Evaluating Rocket League Gameplay From First Principles

In this series of articles trying to evaluate player gameplay, we’ve introduced Situational Player Value (SPV) and found that it’s great at pointing out players that keep themselves in relevant positions where they can have a positive impact on the play. While doing so, SPV can punish players seemingly unfairly in some situations. To fix that, we can introduce a separate measure addressing the weaknesses of SPV.

SPV doesn’t account for on-ball plays

There are valid reasons as to why you would end up in irrelevant positions, with negative SPV:

  • Clearing the ball in defence up to teammates in the attacking half. You’d still be in the defending half while the play develops quickly in the attacking half.
  • Challenging the opponents in the air in the attacking half. You’d be spending a second falling in the attacking half while your teammates go for the loose ball (and possibly taking possession).

These types of situations usually arise from the fact that you’d just made a play on the ball. The ball’s moved away and you have to recover. To account for this, let’s consider a pure on-ball measure.

Building a measure of on-ball contribution

One common characteristic for on-ball plays is that you have to be close to the ball. To measure your on-ball contribution, I’ll take your team’s predicted goal chance when you get close to the ball, and subtract that from your team’s predicted goal chance when you leave the vicinity of the ball. (Recall that in my SPV article, I’ve trained a model to predict the chance each team has of scoring the next goal.)

Feynman diagram showing a rigorous treatment of the situation. The car nears the ball, does something on-ball that improves their team’s chance of scoring the next goal, then leaves the ball. The on-ball contribution for this play is indicated by the pink arrow.

Actually implementing this, I’ve gone with a 350uu to start a “possession”, and 500uu to end a possession. (For reference, the length of a car and the radius of the ball are both ~100uu.) The different thresholds act as a debouncing measure. A single fixed threshold may result in quick possessions where the car-ball distance repeatedly goes above and under the threshold in quick succession.

A gameplay example

Let’s consider the same gameplay period as in the SPV discussion. For the bottom two panels in the figure, I’ve plotted the on-ball plays and their corresponding contribution values (instead of the individual SPV values of the previous article).

In the prior discussion, we pointed out how Atomic got no credit for the outcome of his pass to Chicago, and that Chicago was not rewarded for his goal-bound hit.
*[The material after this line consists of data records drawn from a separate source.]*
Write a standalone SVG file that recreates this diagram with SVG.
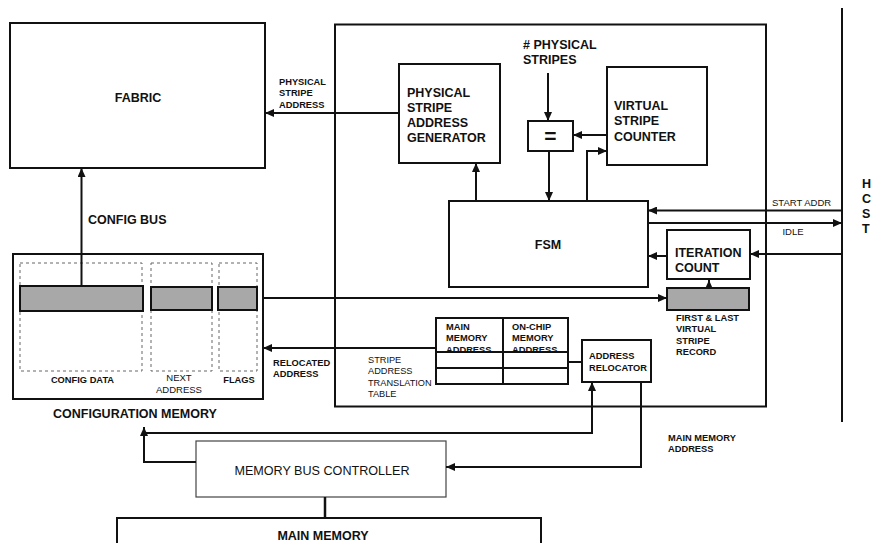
<svg xmlns="http://www.w3.org/2000/svg" width="873" height="543" viewBox="0 0 873 543">
<defs>
<marker id="ah" viewBox="0 0 9 8" refX="9" refY="4" markerWidth="9" markerHeight="8" markerUnits="userSpaceOnUse" orient="auto"><path d="M0,0 L9,4 L0,8 z" fill="#111"/></marker>
<marker id="ahs" viewBox="0 0 8 7" refX="8" refY="3.5" markerWidth="7" markerHeight="7" markerUnits="userSpaceOnUse" orient="auto"><path d="M0,0 L8,3.5 L0,7 z" fill="#111"/></marker>
</defs>
<style>
.box{fill:#fff;stroke:#111;stroke-width:2}
.thin{fill:#fff;stroke:#444;stroke-width:1.2}
.dash{fill:none;stroke:#666;stroke-width:1;stroke-dasharray:3,3}
.gray{fill:#a8a8a8;stroke:#111;stroke-width:2}
.ln{fill:none;stroke:#111;stroke-width:2}
.arr{fill:none;stroke:#111;stroke-width:2;marker-end:url(#ah)}
.big{font-family:"Liberation Sans",Arial,sans-serif;font-weight:bold;font-size:12.5px;fill:#111}
.sm{font-family:"Liberation Sans",Arial,sans-serif;font-weight:bold;font-size:9.3px;fill:#111}
.smr{font-family:"Liberation Sans",Arial,sans-serif;font-size:9.5px;fill:#111}
.reg{font-family:"Liberation Sans",Arial,sans-serif;font-size:12.6px;fill:#111}
.mid{text-anchor:middle}
</style>
<rect width="873" height="543" fill="#fff"/>

<g id="fabric">
<rect class="box" x="10" y="23" width="255" height="145"/>
<text class="big mid" x="138" y="101.5">FABRIC</text>
</g>

<g id="controller">
<rect class="box" x="335" y="24.5" width="431" height="382"/>
</g>

<g id="psag">
<rect class="box" x="399" y="64" width="101" height="99"/>
<text class="big" x="407" y="96.5">PHYSICAL</text>
<text class="big" x="407" y="111.5">STRIPE</text>
<text class="big" x="407" y="126.5">ADDRESS</text>
<text class="big" x="407" y="141.5">GENERATOR</text>
</g>

<g id="num-stripes">
<text class="big" x="523" y="48.5"># PHYSICAL</text>
<text class="big" x="523" y="63.5">STRIPES</text>
</g>

<g id="comparator">
<rect class="box" x="528" y="121" width="45" height="30"/>
<text class="big mid" x="550.5" y="143" style="font-size:21px">=</text>
</g>

<g id="vsc">
<rect class="box" x="607" y="67" width="100" height="98"/>
<text class="big" x="614" y="110">VIRTUAL</text>
<text class="big" x="614" y="125">STRIPE</text>
<text class="big" x="614" y="140.5">COUNTER</text>
</g>

<g id="fsm">
<rect class="box" x="449" y="201" width="199" height="86"/>
<text class="big mid" x="548" y="248.5">FSM</text>
</g>

<g id="iteration">
<rect class="box" x="667" y="230" width="83" height="49"/>
<text class="big" x="675" y="256.5">ITERATION</text>
<text class="big" x="675" y="271.5">COUNT</text>
</g>

<g id="record">
<rect class="gray" x="667" y="288" width="82" height="22"/>
<text class="sm" x="676" y="320.5">FIRST &amp; LAST</text>
<text class="sm" x="676" y="332">VIRTUAL</text>
<text class="sm" x="676" y="343.5">STRIPE</text>
<text class="sm" x="676" y="355">RECORD</text>
</g>

<g id="table">
<rect class="box" x="436" y="318" width="132" height="66"/>
<path class="ln" d="M503,318 V384 M436,352 H568 M436,368 H568"/>
<text class="sm" x="446" y="329.5">MAIN</text>
<text class="sm" x="446" y="341">MEMORY</text>
<text class="sm" x="446" y="352.5">ADDRESS</text>
<text class="sm" x="512" y="329.5">ON-CHIP</text>
<text class="sm" x="512" y="341">MEMORY</text>
<text class="sm" x="512" y="352.5">ADDRESS</text>
<text class="smr" x="368" y="362.5" style="font-size:9.2px">STRIPE</text>
<text class="smr" x="368" y="374" style="font-size:9.2px">ADDRESS</text>
<text class="smr" x="368" y="385.5" style="font-size:9.2px">TRANSLATION</text>
<text class="smr" x="368" y="397" style="font-size:9.2px">TABLE</text>
</g>

<g id="relocator">
<rect class="box" x="582" y="340" width="69" height="42"/>
<text class="sm" x="589" y="358.5">ADDRESS</text>
<text class="sm" x="589" y="370.5">RELOCATOR</text>
</g>

<g id="config-memory">
<rect class="box" x="13" y="254" width="250" height="145"/>
<rect class="dash" x="20" y="263" width="122" height="108"/>
<rect class="dash" x="151" y="263" width="61" height="108"/>
<rect class="dash" x="219" y="263" width="38" height="108"/>
<rect class="gray" x="20" y="286" width="123" height="25"/>
<rect class="gray" x="151" y="287" width="61" height="23"/>
<rect class="gray" x="218" y="287" width="39" height="23"/>
<text class="sm mid" x="82.5" y="382.5">CONFIG DATA</text>
<text class="smr mid" x="179" y="380.5">NEXT</text>
<text class="smr mid" x="179" y="392.5">ADDRESS</text>
<text class="sm mid" x="239" y="382.5">FLAGS</text>
<text class="big" x="53" y="417.5">CONFIGURATION MEMORY</text>
</g>

<g id="mbc">
<rect class="thin" x="196" y="441" width="250" height="56"/>
<text class="reg mid" x="322" y="474.5">MEMORY BUS CONTROLLER</text>
</g>

<g id="main-memory">
<path class="ln" d="M117,545 V518 H541 V545"/>
<text class="big mid" x="323" y="539.5">MAIN MEMORY</text>
</g>

<g id="host">
<path class="ln" d="M842,8 V422"/>
<text class="big" x="862" y="188">H</text>
<text class="big" x="862" y="203">C</text>
<text class="big" x="862" y="217.5">S</text>
<text class="big" x="862" y="233">T</text>
</g>

<g id="connectors">
<path class="arr" d="M399,113 H265"/>
<path class="arr" d="M81.5,286 V168"/>
<path class="arr" d="M548,73 V121"/>
<path class="arr" d="M607,135 H573"/>
<path class="arr" d="M549,151 V201"/>
<path class="arr" d="M476,201 V163"/>
<path class="arr" d="M587,201 V151 H607"/>
<path class="arr" d="M842,210.5 H648"/>
<path class="arr" d="M648,223 H842"/>
<path class="arr" d="M842,254 H750"/>
<path class="arr" d="M667,256 H648"/>
<path class="ln" d="M709,288 V280" style="marker-end:url(#ahs)"/>
<path class="arr" d="M263,298 H667"/>
<path class="arr" d="M436,348 H263"/>
<path class="ln" d="M568,362 H582"/>
<path class="arr" d="M196,462 H144 V427"/>
<path class="arr" d="M144,433 H592 V382"/>
<path class="arr" d="M641,382 V467 H446"/>
<path class="ln" d="M325,497 V518" style="stroke-width:2.5"/>
</g>

<g id="labels">
<text class="sm" x="279" y="84.5">PHYSICAL</text>
<text class="sm" x="279" y="96">STRIPE</text>
<text class="sm" x="279" y="107.5">ADDRESS</text>
<text class="big" x="88" y="223.5">CONFIG BUS</text>
<text class="smr" x="772" y="205.5">START ADDR</text>
<text class="smr mid" x="793" y="234.5">IDLE</text>
<text class="sm" x="273" y="365.5">RELOCATED</text>
<text class="sm" x="273" y="377">ADDRESS</text>
<text class="sm" x="668" y="440.5">MAIN MEMORY</text>
<text class="sm" x="668" y="452">ADDRESS</text>
</g>
</svg>
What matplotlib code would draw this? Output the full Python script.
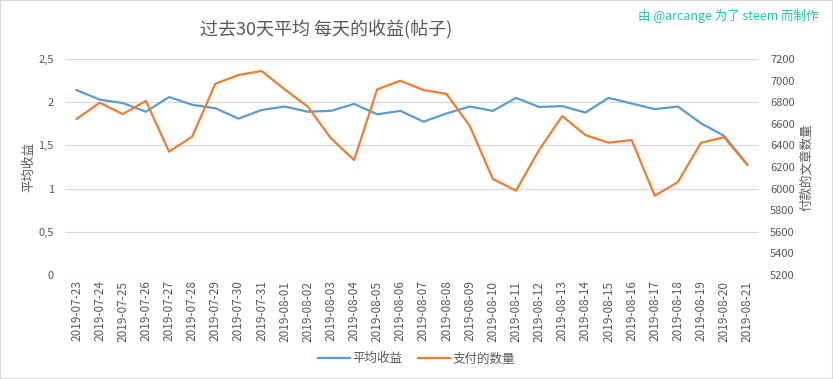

With the on-ball scoring, we instead see that Atomic and Chicago’s touches at frame 8250 and 8300 are given significant credit (of +0.12 and +0.16 respectively).

Brilliant. On-ball performance accounts for outcomes of gameplay.

If you look at the Next Goal Prediction around Chicago’s final touch, it looks like his play was worth +0.25 while he only got a +0.16 reward. It’s fair to argue that the attributed score does not fully account for his contribution. This discrepancy comes from the 350-500uu thresholds which are somewhat arbitrarily set. However, while this can potentially be further investigated, I think the current behaviour is satisfactory. The thresholds I’ve gone with are somewhat based on the distance where a car has direct influence on the play. When considering larger thresholds, it gets harder to argue that any changes in goal chances are a result of the car; any further increase could be due to misplay by opponents. Furthermore, I don’t think there are any obvious significant biases introduced; all players will be equally affected.

What’s next

I’ll be applying these stats to the 3 RLCS 2021-22 majors this season, and looking at the results. If my stats are correct, they would appear to indeed confirm that yanxnz, mist and Seikoo are very good Rocket League players. Who knew?

To be honest, I’ve also been playing around with more stats. It’s been pointed out to me that another way to tackle SPV’s “ignores gameplay outcome” problem may lie in treating actions as “cashing in” your SPV for your team’s goal chance. I’ve been attempting to come up with ways to measure this conversion rate, but the results are somewhat unintuitive. So I’m still toying around with additional stats beyond these two.